▶ _What the task asks_
Transcribe each line of the material as it is, and drop any picture.
** BEGIN **
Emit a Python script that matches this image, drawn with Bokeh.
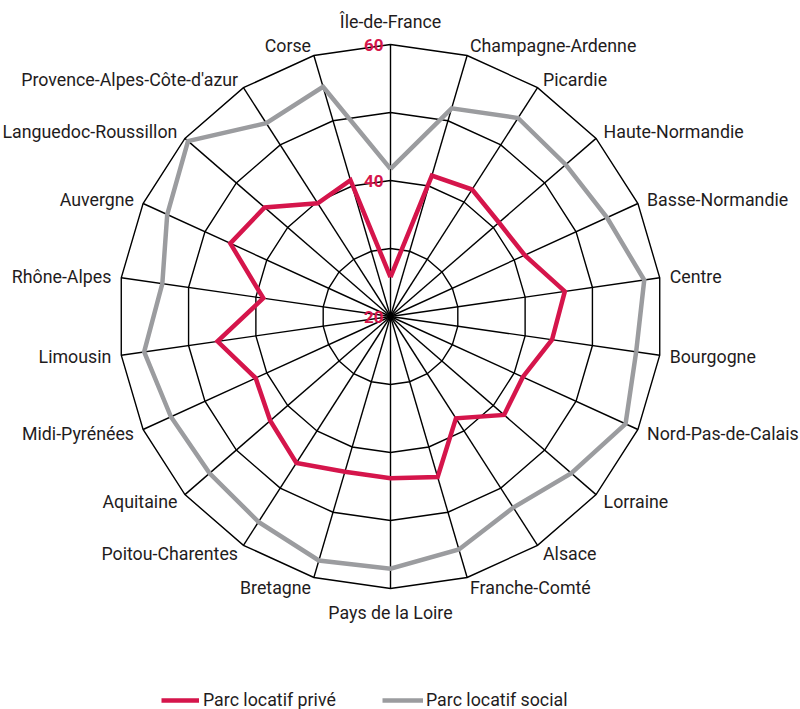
import math
from bokeh.plotting import figure
from bokeh.models import Range1d, Legend, LegendItem
from bokeh.core.properties import value
from bokeh.embed import file_html
from bokeh.resources import INLINE

categories = ["Île-de-France", "Champagne-Ardenne", "Picardie", "Haute-Normandie",
              "Basse-Normandie", "Centre", "Bourgogne", "Nord-Pas-de-Calais",
              "Lorraine", "Alsace", "Franche-Comté", "Pays de la Loire", "Bretagne",
              "Poitou-Charentes", "Aquitaine", "Midi-Pyrénées", "Limousin",
              "Rhône-Alpes", "Auvergne", "Languedoc-Roussillon",
              "Provence-Alpes-Côte-d'azur", "Corse"]
prive = [25.8, 41.6, 42.2, 41.1, 41.7, 45.9, 44.0, 41.4, 42.1, 37.8, 44.6,
         43.8, 43.8, 45.6, 43.4, 41.8, 45.7, 38.9, 45.9, 44.5, 39.8, 40.9]
social = [41.7, 51.9, 54.7, 54.1, 55.0, 57.7, 56.5, 58.0, 55.2, 53.4, 55.7,
          57.1, 57.4, 55.9, 55.2, 55.5, 56.6, 53.9, 56.1, 59.4, 53.8, 55.2]
series_names = ["Parc locatif privé", "Parc locatif social"]
ring_values = [30, 40, 50, 60]
tick_values = [20, 40, 60]
tick_labels = ["20", "40", "60"]
r_min, r_max = 20, 60

RED = "#d5154b"
GREY = "#9b9c9f"
INK = "#1f1c1d"
FONT = "Roboto"
FS = "17.8px"

W, H = 800, 709
scale = 6.8            # pixels per unit
cx_px, cy_px = 390, 316

n = len(categories)
angles = [2 * math.pi * i / n for i in range(n)]


def polar(vals):
    xs = [(v - r_min) * math.sin(a) for v, a in zip(vals, angles)]
    ys = [(v - r_min) * math.cos(a) for v, a in zip(vals, angles)]
    return xs + xs[:1], ys + ys[:1]


p = figure(width=W, height=H, output_backend="svg", toolbar_location=None,
           x_range=Range1d(-cx_px / scale, (W - cx_px) / scale),
           y_range=Range1d(-(H - cy_px) / scale, cy_px / scale),
           x_axis_location=None, y_axis_location=None,
           min_border=0, outline_line_color=None)
p.grid.visible = False

# grid: rings and spokes
ring_xs, ring_ys = [], []
for rv in ring_values:
    xs, ys = polar([rv] * n)
    ring_xs.append(xs)
    ring_ys.append(ys)
p.multi_line(ring_xs, ring_ys, line_color="black", line_width=1.4, line_join="miter")
sx, sy = polar([r_max] * n)
p.multi_line([[0, x] for x in sx[:-1]], [[0, y] for y in sy[:-1]],
             line_color="black", line_width=1.4)

# data
gx, gy = polar(social)
r_soc = p.line(gx, gy, line_color=GREY, line_width=4.5, line_join="miter")
rx, ry = polar(prive)
r_pri = p.line(rx, ry, line_color=RED, line_width=4.5, line_join="miter")

# category labels
side_off = 10 / scale
tb_off = 13 / scale
groups = {"top": ([], [], []), "bottom": ([], [], []), "left": ([], [], []), "right": ([], [], [])}
for cat, a in zip(categories, angles):
    s, c = math.sin(a), math.cos(a)
    if abs(s) < 1e-6:
        rr = r_max - r_min + tb_off
        key = "top" if c > 0 else "bottom"
    else:
        rr = r_max - r_min + side_off
        key = "left" if s > 0 else "right"
    groups[key][0].append(rr * s)
    groups[key][1].append(rr * c)
    groups[key][2].append(cat)

specs = {"top": ("center", "bottom"), "bottom": ("center", "top"),
         "left": ("left", "middle"), "right": ("right", "middle")}
for key, (xs, ys, txt) in groups.items():
    al, bl = specs[key]
    p.text(xs, ys, text=txt, text_align=al, text_baseline=bl,
           text_font=value(FONT), text_font_size=FS, text_color=INK)

# radial tick labels
p.text([-7 / scale] * len(tick_values), [v - r_min for v in tick_values], text=tick_labels,
       text_align="right", text_baseline="middle", text_font=value(FONT),
       text_font_style="bold", text_font_size="17px", text_color=RED)

# legends
leg_common = dict(orientation="horizontal", glyph_height=16, label_height=16,
                  padding=0, margin=0, border_line_color=None, background_fill_alpha=0,
                  label_text_font=FONT, label_text_font_size=FS,
                  label_text_color=INK)
leg1 = Legend(items=[LegendItem(label=series_names[0], renderers=[r_pri])],
              location=(161, -1), glyph_width=38, label_standoff=4, **leg_common)
leg2 = Legend(items=[LegendItem(label=series_names[1], renderers=[r_soc])],
              location=(382, -1), glyph_width=41, label_standoff=3, **leg_common)
p.add_layout(leg1)
p.add_layout(leg2)

open("out.html", "w").write(file_html(p, INLINE))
** END **
▶ _Exercise solution_
Emit a Python script that matches this image, drawn with Bokeh.
import math
from bokeh.plotting import figure
from bokeh.models import Range1d, Legend, LegendItem
from bokeh.core.properties import value
from bokeh.embed import file_html
from bokeh.resources import INLINE

categories = ["Île-de-France", "Champagne-Ardenne", "Picardie", "Haute-Normandie",
              "Basse-Normandie", "Centre", "Bourgogne", "Nord-Pas-de-Calais",
              "Lorraine", "Alsace", "Franche-Comté", "Pays de la Loire", "Bretagne",
              "Poitou-Charentes", "Aquitaine", "Midi-Pyrénées", "Limousin",
              "Rhône-Alpes", "Auvergne", "Languedoc-Roussillon",
              "Provence-Alpes-Côte-d'azur", "Corse"]
prive = [25.8, 41.6, 42.2, 41.1, 41.7, 45.9, 44.0, 41.4, 42.1, 37.8, 44.6,
         43.8, 43.8, 45.6, 43.4, 41.8, 45.7, 38.9, 45.9, 44.5, 39.8, 40.9]
social = [41.7, 51.9, 54.7, 54.1, 55.0, 57.7, 56.5, 58.0, 55.2, 53.4, 55.7,
          57.1, 57.4, 55.9, 55.2, 55.5, 56.6, 53.9, 56.1, 59.4, 53.8, 55.2]
series_names = ["Parc locatif privé", "Parc locatif social"]
ring_values = [30, 40, 50, 60]
tick_values = [20, 40, 60]
tick_labels = ["20", "40", "60"]
r_min, r_max = 20, 60

RED = "#d5154b"
GREY = "#9b9c9f"
INK = "#1f1c1d"
FONT = "Roboto"
FS = "17.8px"

W, H = 800, 709
scale = 6.8            # pixels per unit
cx_px, cy_px = 390, 316

n = len(categories)
angles = [2 * math.pi * i / n for i in range(n)]


def polar(vals):
    xs = [(v - r_min) * math.sin(a) for v, a in zip(vals, angles)]
    ys = [(v - r_min) * math.cos(a) for v, a in zip(vals, angles)]
    return xs + xs[:1], ys + ys[:1]


p = figure(width=W, height=H, output_backend="svg", toolbar_location=None,
           x_range=Range1d(-cx_px / scale, (W - cx_px) / scale),
           y_range=Range1d(-(H - cy_px) / scale, cy_px / scale),
           x_axis_location=None, y_axis_location=None,
           min_border=0, outline_line_color=None)
p.grid.visible = False

# grid: rings and spokes
ring_xs, ring_ys = [], []
for rv in ring_values:
    xs, ys = polar([rv] * n)
    ring_xs.append(xs)
    ring_ys.append(ys)
p.multi_line(ring_xs, ring_ys, line_color="black", line_width=1.4, line_join="miter")
sx, sy = polar([r_max] * n)
p.multi_line([[0, x] for x in sx[:-1]], [[0, y] for y in sy[:-1]],
             line_color="black", line_width=1.4)

# data
gx, gy = polar(social)
r_soc = p.line(gx, gy, line_color=GREY, line_width=4.5, line_join="miter")
rx, ry = polar(prive)
r_pri = p.line(rx, ry, line_color=RED, line_width=4.5, line_join="miter")

# category labels
side_off = 10 / scale
tb_off = 13 / scale
groups = {"top": ([], [], []), "bottom": ([], [], []), "left": ([], [], []), "right": ([], [], [])}
for cat, a in zip(categories, angles):
    s, c = math.sin(a), math.cos(a)
    if abs(s) < 1e-6:
        rr = r_max - r_min + tb_off
        key = "top" if c > 0 else "bottom"
    else:
        rr = r_max - r_min + side_off
        key = "left" if s > 0 else "right"
    groups[key][0].append(rr * s)
    groups[key][1].append(rr * c)
    groups[key][2].append(cat)

specs = {"top": ("center", "bottom"), "bottom": ("center", "top"),
         "left": ("left", "middle"), "right": ("right", "middle")}
for key, (xs, ys, txt) in groups.items():
    al, bl = specs[key]
    p.text(xs, ys, text=txt, text_align=al, text_baseline=bl,
           text_font=value(FONT), text_font_size=FS, text_color=INK)

# radial tick labels
p.text([-7 / scale] * len(tick_values), [v - r_min for v in tick_values], text=tick_labels,
       text_align="right", text_baseline="middle", text_font=value(FONT),
       text_font_style="bold", text_font_size="17px", text_color=RED)

# legends
leg_common = dict(orientation="horizontal", glyph_height=16, label_height=16,
                  padding=0, margin=0, border_line_color=None, background_fill_alpha=0,
                  label_text_font=FONT, label_text_font_size=FS,
                  label_text_color=INK)
leg1 = Legend(items=[LegendItem(label=series_names[0], renderers=[r_pri])],
              location=(161, -1), glyph_width=38, label_standoff=4, **leg_common)
leg2 = Legend(items=[LegendItem(label=series_names[1], renderers=[r_soc])],
              location=(382, -1), glyph_width=41, label_standoff=3, **leg_common)
p.add_layout(leg1)
p.add_layout(leg2)

open("out.html", "w").write(file_html(p, INLINE))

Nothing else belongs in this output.